Akhirnya kita sampai pada perenungan kolektif, saat kita telah menyadari untuk menolak lupa. Narasi Hypatia menjadi pantas untuk kita beri tempat pada ruang ingatan justru karena ia bukan hanya baris-baris cerita yang menyedihkan, tapi ia juga dapat dipahami sebagai gudang makna yang bisa direnungkan dalam kaitannya dengan konteks zaman ini. Makanya, apresiasi penuh pantas diberikan pada Alejandro AmenĂ¡bar, yang telah berupaya memperkenalkan pada khalayak, untuk sekedar menolak lupa, mengenai sejarah yang nyaris dilupakan ini melalui filmnya: Agora.

Yang namanya film, meskipun mewartakan sebuah sejarah, tapi tetap tak luput dari silang sengkarut fakta-fiksi.
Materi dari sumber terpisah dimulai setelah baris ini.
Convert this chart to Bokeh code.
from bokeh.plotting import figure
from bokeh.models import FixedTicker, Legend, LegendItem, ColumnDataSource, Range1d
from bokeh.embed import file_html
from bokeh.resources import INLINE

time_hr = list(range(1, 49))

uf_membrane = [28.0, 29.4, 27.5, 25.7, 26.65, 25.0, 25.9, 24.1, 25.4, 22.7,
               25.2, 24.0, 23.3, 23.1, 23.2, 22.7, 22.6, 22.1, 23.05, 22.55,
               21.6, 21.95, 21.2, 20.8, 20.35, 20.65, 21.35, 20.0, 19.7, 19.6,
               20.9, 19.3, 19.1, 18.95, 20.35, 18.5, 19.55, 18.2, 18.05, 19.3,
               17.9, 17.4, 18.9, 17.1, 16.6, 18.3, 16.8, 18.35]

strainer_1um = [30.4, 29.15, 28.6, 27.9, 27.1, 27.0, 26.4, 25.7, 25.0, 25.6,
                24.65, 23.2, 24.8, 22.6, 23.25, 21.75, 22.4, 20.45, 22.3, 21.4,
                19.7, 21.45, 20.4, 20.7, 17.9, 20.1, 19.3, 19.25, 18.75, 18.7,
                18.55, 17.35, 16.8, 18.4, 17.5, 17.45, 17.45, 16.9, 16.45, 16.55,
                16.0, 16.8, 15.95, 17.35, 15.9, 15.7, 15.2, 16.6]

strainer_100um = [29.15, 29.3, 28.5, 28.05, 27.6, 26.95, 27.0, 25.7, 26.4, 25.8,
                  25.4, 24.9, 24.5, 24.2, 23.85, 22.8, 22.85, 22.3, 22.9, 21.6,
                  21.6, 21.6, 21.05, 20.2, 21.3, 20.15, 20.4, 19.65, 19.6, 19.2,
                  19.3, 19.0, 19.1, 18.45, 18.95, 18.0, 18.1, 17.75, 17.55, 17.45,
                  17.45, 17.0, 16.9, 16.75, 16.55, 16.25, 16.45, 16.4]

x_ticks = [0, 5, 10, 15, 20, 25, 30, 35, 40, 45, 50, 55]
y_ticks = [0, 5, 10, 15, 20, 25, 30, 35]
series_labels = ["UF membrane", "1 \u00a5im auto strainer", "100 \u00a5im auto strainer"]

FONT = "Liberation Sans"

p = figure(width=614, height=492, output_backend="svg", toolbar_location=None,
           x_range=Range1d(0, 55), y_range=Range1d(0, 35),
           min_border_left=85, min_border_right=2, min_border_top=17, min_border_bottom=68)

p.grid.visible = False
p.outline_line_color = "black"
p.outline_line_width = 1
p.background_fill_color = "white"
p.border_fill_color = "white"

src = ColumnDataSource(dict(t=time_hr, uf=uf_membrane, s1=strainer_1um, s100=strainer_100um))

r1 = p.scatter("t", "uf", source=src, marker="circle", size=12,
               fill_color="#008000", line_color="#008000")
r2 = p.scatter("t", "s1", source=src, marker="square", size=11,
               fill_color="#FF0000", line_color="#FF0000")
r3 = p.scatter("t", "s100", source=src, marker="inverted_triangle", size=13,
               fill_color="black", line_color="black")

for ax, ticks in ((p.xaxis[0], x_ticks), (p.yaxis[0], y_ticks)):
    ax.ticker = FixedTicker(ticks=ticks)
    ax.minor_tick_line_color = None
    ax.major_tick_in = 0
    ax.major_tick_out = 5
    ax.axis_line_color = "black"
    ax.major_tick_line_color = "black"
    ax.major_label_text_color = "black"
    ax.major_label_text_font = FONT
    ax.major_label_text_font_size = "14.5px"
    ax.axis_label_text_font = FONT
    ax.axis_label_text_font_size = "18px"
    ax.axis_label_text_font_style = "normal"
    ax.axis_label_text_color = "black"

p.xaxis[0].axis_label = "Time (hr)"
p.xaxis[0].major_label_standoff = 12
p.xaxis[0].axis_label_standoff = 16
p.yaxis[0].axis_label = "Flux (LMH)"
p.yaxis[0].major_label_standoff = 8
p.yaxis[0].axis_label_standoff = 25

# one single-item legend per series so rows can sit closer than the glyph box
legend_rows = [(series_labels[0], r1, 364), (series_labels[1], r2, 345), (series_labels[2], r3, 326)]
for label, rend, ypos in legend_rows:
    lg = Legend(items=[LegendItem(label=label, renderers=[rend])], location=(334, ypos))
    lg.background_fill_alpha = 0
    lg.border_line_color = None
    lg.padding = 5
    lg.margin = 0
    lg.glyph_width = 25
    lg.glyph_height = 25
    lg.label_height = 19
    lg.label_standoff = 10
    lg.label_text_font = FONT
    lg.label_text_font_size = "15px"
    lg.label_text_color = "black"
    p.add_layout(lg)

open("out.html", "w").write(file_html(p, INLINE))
Tapi, seorang Alejandro AmenĂ¡bar barangkali punya misi edukasi di dalam filmnya ini, sehingga sangat jelas, muatan fakta yang disuguhkannya lebih kental. Khususnya saat ia berusaha menggambarkan pribadi Hypatia yang dengan semangat keilmuannya, berupaya mempertahankan independensinya sebagai seorang pemikir, atau saat ia, dalam filmnya ini,  mempertunjukkan pertikaian antar agama, pergulatan antara fanatisme dan kemerdekaan berpikir: peristiwa-peristiwa yang tak harus di ulang lagi.



[1] Naskah ini di buat sebagai teks-teks kunci materi dalam bedah film Agora di Dialektika Cafe Makassar

[2] anda akan mendapatkan penggambaran yang berbeda saat menyimak film Agora. Dalam film itu, pembunuhan yang dialami Hypatia tak se sadis yang saya gambarkan dalam tulisan ini.